— Start —
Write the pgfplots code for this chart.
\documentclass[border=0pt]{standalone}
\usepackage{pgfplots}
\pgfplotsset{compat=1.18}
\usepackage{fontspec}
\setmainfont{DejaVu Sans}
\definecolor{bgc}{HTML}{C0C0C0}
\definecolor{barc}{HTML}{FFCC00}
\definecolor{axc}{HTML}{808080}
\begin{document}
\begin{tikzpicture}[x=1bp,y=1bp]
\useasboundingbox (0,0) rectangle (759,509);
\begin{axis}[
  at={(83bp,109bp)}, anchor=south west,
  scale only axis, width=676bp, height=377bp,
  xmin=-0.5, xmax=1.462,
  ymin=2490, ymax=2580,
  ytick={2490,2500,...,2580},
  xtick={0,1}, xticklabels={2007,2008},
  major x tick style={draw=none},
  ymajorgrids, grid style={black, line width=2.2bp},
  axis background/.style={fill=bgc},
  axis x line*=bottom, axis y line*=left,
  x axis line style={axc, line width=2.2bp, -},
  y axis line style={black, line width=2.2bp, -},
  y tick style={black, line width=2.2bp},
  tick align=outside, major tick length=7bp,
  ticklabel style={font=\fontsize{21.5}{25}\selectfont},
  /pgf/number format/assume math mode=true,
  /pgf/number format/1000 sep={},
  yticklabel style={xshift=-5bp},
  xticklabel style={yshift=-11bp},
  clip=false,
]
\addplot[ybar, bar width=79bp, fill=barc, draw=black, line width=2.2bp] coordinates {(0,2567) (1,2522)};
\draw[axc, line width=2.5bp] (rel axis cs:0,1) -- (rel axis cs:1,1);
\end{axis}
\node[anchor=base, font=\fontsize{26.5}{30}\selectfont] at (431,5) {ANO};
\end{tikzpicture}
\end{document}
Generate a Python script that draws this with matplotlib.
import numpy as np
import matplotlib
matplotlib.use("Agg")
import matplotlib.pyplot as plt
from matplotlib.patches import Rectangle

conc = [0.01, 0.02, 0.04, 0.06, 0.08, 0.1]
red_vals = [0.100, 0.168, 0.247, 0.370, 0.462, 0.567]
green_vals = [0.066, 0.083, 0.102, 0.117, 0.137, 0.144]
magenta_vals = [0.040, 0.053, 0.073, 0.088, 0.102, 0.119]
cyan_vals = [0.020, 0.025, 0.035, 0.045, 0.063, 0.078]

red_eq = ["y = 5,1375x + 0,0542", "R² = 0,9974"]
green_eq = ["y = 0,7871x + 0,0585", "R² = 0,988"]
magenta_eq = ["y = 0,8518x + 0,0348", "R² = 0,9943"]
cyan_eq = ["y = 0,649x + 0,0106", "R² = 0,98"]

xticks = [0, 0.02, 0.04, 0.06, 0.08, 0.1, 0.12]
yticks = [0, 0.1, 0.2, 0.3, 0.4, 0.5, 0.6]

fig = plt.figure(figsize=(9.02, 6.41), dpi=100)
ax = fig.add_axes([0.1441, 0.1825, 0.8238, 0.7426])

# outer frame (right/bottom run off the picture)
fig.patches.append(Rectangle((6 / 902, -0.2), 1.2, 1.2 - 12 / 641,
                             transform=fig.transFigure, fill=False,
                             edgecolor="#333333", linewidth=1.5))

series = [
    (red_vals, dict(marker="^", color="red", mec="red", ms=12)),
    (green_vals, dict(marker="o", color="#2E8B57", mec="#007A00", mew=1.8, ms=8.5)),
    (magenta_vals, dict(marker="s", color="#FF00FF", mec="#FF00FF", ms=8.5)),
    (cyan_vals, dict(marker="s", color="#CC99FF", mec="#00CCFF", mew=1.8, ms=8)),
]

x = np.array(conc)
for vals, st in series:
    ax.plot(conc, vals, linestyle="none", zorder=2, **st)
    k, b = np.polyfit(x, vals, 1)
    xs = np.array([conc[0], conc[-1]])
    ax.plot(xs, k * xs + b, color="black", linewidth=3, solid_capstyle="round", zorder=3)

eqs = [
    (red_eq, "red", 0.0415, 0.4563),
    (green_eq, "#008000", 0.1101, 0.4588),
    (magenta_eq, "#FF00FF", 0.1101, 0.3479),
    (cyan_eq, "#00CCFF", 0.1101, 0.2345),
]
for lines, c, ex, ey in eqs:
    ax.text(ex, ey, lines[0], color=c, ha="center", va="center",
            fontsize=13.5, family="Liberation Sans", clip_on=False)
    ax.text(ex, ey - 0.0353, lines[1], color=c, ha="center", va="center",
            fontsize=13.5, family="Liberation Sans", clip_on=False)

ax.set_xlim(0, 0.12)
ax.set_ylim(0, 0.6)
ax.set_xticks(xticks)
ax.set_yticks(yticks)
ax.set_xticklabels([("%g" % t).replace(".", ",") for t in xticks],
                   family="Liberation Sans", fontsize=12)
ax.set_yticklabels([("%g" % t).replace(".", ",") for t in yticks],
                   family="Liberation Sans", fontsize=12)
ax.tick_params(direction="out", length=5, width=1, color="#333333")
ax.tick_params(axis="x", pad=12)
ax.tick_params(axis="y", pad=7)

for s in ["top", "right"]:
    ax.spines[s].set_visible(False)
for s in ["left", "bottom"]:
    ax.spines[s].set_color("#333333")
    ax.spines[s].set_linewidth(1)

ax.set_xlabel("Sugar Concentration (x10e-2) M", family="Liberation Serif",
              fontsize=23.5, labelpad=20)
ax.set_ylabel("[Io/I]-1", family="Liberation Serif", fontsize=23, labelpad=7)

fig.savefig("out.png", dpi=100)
— End —
▸ **DO THIS**
In the records above, find each line with the word "matplotlib" and copy it.

▸ **SOLUTION TO THIS TASK**
Generate a Python script that draws this with matplotlib.
import matplotlib
matplotlib.use("Agg")
import matplotlib.pyplot as plt
from matplotlib.patches import Rectangle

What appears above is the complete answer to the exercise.